I’d met Don Nichols in ’69. He was different from other owners. He was an entrepreneur, with a passion for motor sport and cars, and whatever he did he brought real flare. He asked me to drive for him in Can-Am and at first I refused because the car was very innovative and I told him it wouldn’t win races. He needed to get a new car designed, and he did. He got UOP oil to sponsor the team, and we won the championship in ’74.
We’d been using mechanics from England so I persuaded him to move it to Northampton. It was a good relationship. I wanted to get back to F1, but the phone wasn’t ringing, and I was going backwards and forwards from America to England, 33 times in one year. I was totally destroyed, mentally and physically exhausted. We built the Formula 1 cars with some very talented people, Alan Rees as team manager, Tony Southgate as technical director, and Dave Wass, our transmission engineer among others. Problem was that I was struggling to find the money, and the drivers, to keep the F1 team in Northampton. It was time to stop driving and Tom Pryce’s accident in South Africa made me realise I didn’t want to do it any more. Don was now into another business in America having lost the UOP support so, to cut a very long story very short, I bought the team from Don with money from Franco Ambrosio, the FA in the Arrows FA1, in ’78. He was an Italian businessman who’d sponsored Renzo Zorzi at Shadow. Don could never make up his mind whether he wanted to keep the team or sell it, so I had to make a decisive move.
MS: How did this all end up in a court of law amid allegations of copying the Shadow to create the Arrows FA1?

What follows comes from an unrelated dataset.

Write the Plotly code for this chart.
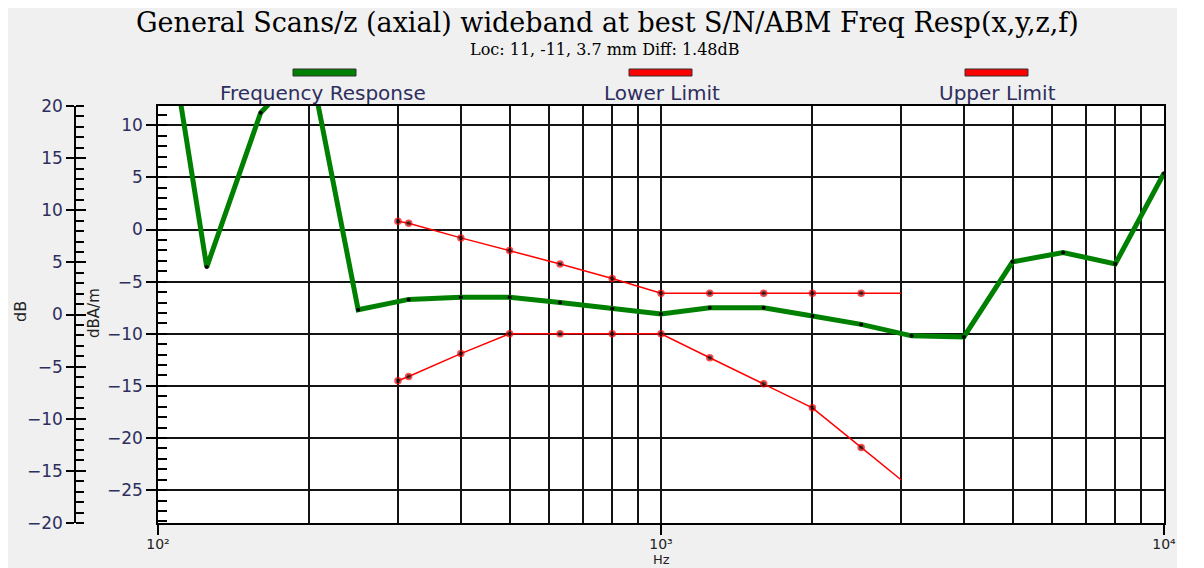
import plotly.graph_objects as go

# ---------------- data ----------------
fr_freq = [100, 125, 160, 200, 250, 315, 400, 500, 630, 800, 1000, 1250, 1600,
           2000, 2500, 3150, 4000, 5000, 6300, 8000, 10000]
fr_resp = [25.8, -3.6, 11.2, 16.2, -7.7, -6.7, -6.5, -6.5, -7.0, -7.6, -8.1, -7.5,
           -7.5, -8.3, -9.1, -10.2, -10.3, -3.1, -2.2, -3.3, 5.4]

lim_freq = [300, 315, 400, 500, 630, 800, 1000, 1250, 1600, 2000, 2500, 3000]
upper_lim = [0.8, 0.6, -0.8, -2.0, -3.3, -4.7, -6.1, -6.1, -6.1, -6.1, -6.1, -6.1]
lower_lim = [-14.5, -14.1, -11.9, -10.0, -10.0, -10.0, -10.0, -12.3, -14.8,
             -17.1, -20.9, -24.0]

x_tickvals = [100, 1000, 10000]
x_ticktext = ["10²", "10³", "10⁴"]

title_text = "General Scans/z (axial) wideband at best S/N/ABM Freq Resp(x,y,z,f)"
subtitle_text = "Loc: 11, -11, 3.7 mm Diff: 1.48dB"
legend_names = ["Frequency Response", "Lower Limit", "Upper Limit"]

# ---------------- geometry helpers ----------------
# the page body has an 8px margin, so the figure is placed at (8, 8)
OFF = 8
W, H = 1196, 560
ML, MR, MT, MB = 42, 40, 98, 45
PW, PH = W - ML - MR, H - MT - MB


def px(xr):
    """reference-window x pixel -> paper fraction"""
    return (xr - OFF - ML) / PW


def py(yr):
    """reference-window y pixel -> paper fraction"""
    return (H - MB - (yr - OFF)) / PH


LBL = "#2e2e5e"
GRID = "#141414"

fig = go.Figure()

fig.add_trace(go.Scatter(
    x=fr_freq, y=fr_resp, mode="lines+markers", name=legend_names[0],
    line=dict(color="#008000", width=5),
    marker=dict(color="black", size=4, line=dict(width=0)),
    showlegend=False, hoverinfo="skip"))

marker_sizes = [6] * (len(lim_freq) - 1) + [0]
fig.add_trace(go.Scatter(
    x=lim_freq, y=lower_lim, mode="lines+markers", name=legend_names[1],
    line=dict(color="#ff0000", width=1.5),
    marker=dict(color="black", size=marker_sizes, line=dict(color="#ff0000", width=1.5)),
    showlegend=False, hoverinfo="skip"))
fig.add_trace(go.Scatter(
    x=lim_freq, y=upper_lim, mode="lines+markers", name=legend_names[2],
    line=dict(color="#ff0000", width=1.5),
    marker=dict(color="black", size=marker_sizes, line=dict(color="#ff0000", width=1.5)),
    showlegend=False, hoverinfo="skip"))

# empty traces so the secondary axes are drawn
fig.add_trace(go.Scatter(x=[], y=[], yaxis="y2", showlegend=False))
fig.add_trace(go.Scatter(x=[], y=[], yaxis="y3", showlegend=False))

axis_font = dict(family="DejaVu Sans", size=17, color=LBL)

fig.update_layout(
    template="none",
    width=W, height=H,
    margin=dict(l=ML, r=MR, t=MT, b=MB, autoexpand=False),
    paper_bgcolor="white", plot_bgcolor="white",
    xaxis=dict(
        type="log", range=[2, 4], domain=[px(158), 1], automargin=False,
        tickmode="array", tickvals=x_tickvals, ticktext=x_ticktext,
        ticks="outside", ticklen=10, tickwidth=1.5, tickcolor="black",
        ticklabelstandoff=-3,
        tickfont=dict(family="DejaVu Sans", size=14, color="#222"),
        showgrid=True, gridcolor=GRID, gridwidth=1.5,
        minor=dict(dtick="D1", showgrid=True, gridcolor=GRID, gridwidth=1.5, ticks=""),
        showline=True, linecolor="black", linewidth=1.5, mirror=True,
        zeroline=False,
    ),
    yaxis=dict(
        range=[-28.15, 11.85], tick0=0, dtick=5, automargin=False,
        ticks="outside", ticklen=10, tickwidth=1.5, tickcolor="black",
        tickfont=axis_font,
        minor=dict(dtick=1, ticks="inside", ticklen=9, tickwidth=1.5, tickcolor="black", showgrid=False),
        showgrid=True, gridcolor=GRID, gridwidth=1.5,
        showline=True, linecolor="black", linewidth=1.5, mirror=True,
        zeroline=False,
    ),
    yaxis2=dict(
        range=[-20, 20], tick0=0, dtick=5, overlaying="y", anchor="free",
        position=px(75), side="left", automargin=False,
        ticks="outside", ticklen=8, tickwidth=1.5, tickcolor="black",
        tickfont=axis_font,
        minor=dict(dtick=1, ticks="inside", ticklen=8, tickwidth=1.5, tickcolor="black", showgrid=False),
        showgrid=False, zeroline=False,
        showline=True, linecolor="black", linewidth=1.5,
    ),
    yaxis3=dict(
        range=[-20, 20], tick0=0, dtick=5, overlaying="y", anchor="free",
        position=px(75), side="left", automargin=False,
        ticks="inside", ticklen=10, tickwidth=1.5, tickcolor="black",
        showticklabels=False, showgrid=False, zeroline=False, showline=False,
    ),
)

shapes = [
    # grey panel
    dict(type="rect", xref="paper", yref="paper", layer="below",
         x0=px(OFF), x1=px(1177), y0=py(568), y1=py(OFF),
         fillcolor="#f0f0f0", line=dict(width=0)),
    # white plot area
    dict(type="rect", xref="paper", yref="paper", layer="below",
         x0=px(158), x1=px(1164), y0=py(523), y1=py(106),
         fillcolor="white", line=dict(width=0)),
]
legend_bars = [(293, 356, "#008000"), (629, 692, "#ff0000"), (965, 1028, "#ff0000")]
for (a, b, c) in legend_bars:
    shapes.append(dict(type="rect", xref="paper", yref="paper",
                       x0=px(a), x1=px(b), y0=py(76), y1=py(69),
                       fillcolor=c, line=dict(color="#333", width=1)))
fig.update_layout(shapes=shapes)

annotations = [
    dict(text=title_text, x=px(607), y=py(23), xref="paper", yref="paper",
         showarrow=False, xanchor="center", yanchor="middle",
         font=dict(family="DejaVu Serif", size=27, color="black")),
    dict(text=subtitle_text, x=px(605), y=py(50), xref="paper", yref="paper",
         showarrow=False, xanchor="center", yanchor="middle",
         font=dict(family="DejaVu Serif", size=16, color="black")),
    dict(text="dB", x=px(20), y=py(312), xref="paper", yref="paper",
         showarrow=False, textangle=-90, xanchor="center", yanchor="middle",
         font=dict(family="DejaVu Sans", size=16, color="#222")),
    dict(text="dBA/m", x=px(94), y=py(313), xref="paper", yref="paper",
         showarrow=False, textangle=-90, xanchor="center", yanchor="middle",
         font=dict(family="DejaVu Sans", size=15, color="#222")),
    dict(text="Hz", x=px(661), y=py(559), xref="paper", yref="paper",
         showarrow=False, xanchor="center", yanchor="middle",
         font=dict(family="DejaVu Sans", size=13, color="#222")),
]
legend_centers = [323, 662, 997]
for name, cx in zip(legend_names, legend_centers):
    annotations.append(dict(text=name, x=px(cx), y=py(93), xref="paper", yref="paper",
                            showarrow=False, xanchor="center", yanchor="middle",
                            font=dict(family="DejaVu Sans", size=20, color=LBL)))
fig.update_layout(annotations=annotations)

fig.write_html("out.html")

JO: Tony Southgate, who was still at Shadow, asked me if it was true I was starting my own team. I told him, “Yes, that’s right,” so he said he was on his way to join me in Milton Keynes. Before he left he took drawings of the Shadow DN9 with him which he shouldn’t have done because they had Shadow written on them. He thought he owned the rights because he’d designed that car as a consultant and not a Shadow employee. There was no point falling out with him, or Alan Rees. They were the two people I needed. Bernie [Ecclestone] helped me to survive because he didn’t want to lose a team from the grid and he decided to support me rather than Shadow. He was the ringmaster. He needed at least 10 teams to keep the show on the road and he always said the problem with team owners was, in his words, “You race each other on Sunday but you can’t agree on anything together on Monday, so you need me.” The biggest challenge going from race driver to team owner, for me, was realising I was no longer a driver. I’m not in the car any more, and that meant I had to change as a person to get the job done.
MS: Arrows had 382 F1 races, came close to winning some, but never achieved that top step. How does that feel all these years later?
“Shadow and Arrows, with the same people, had similar flaws”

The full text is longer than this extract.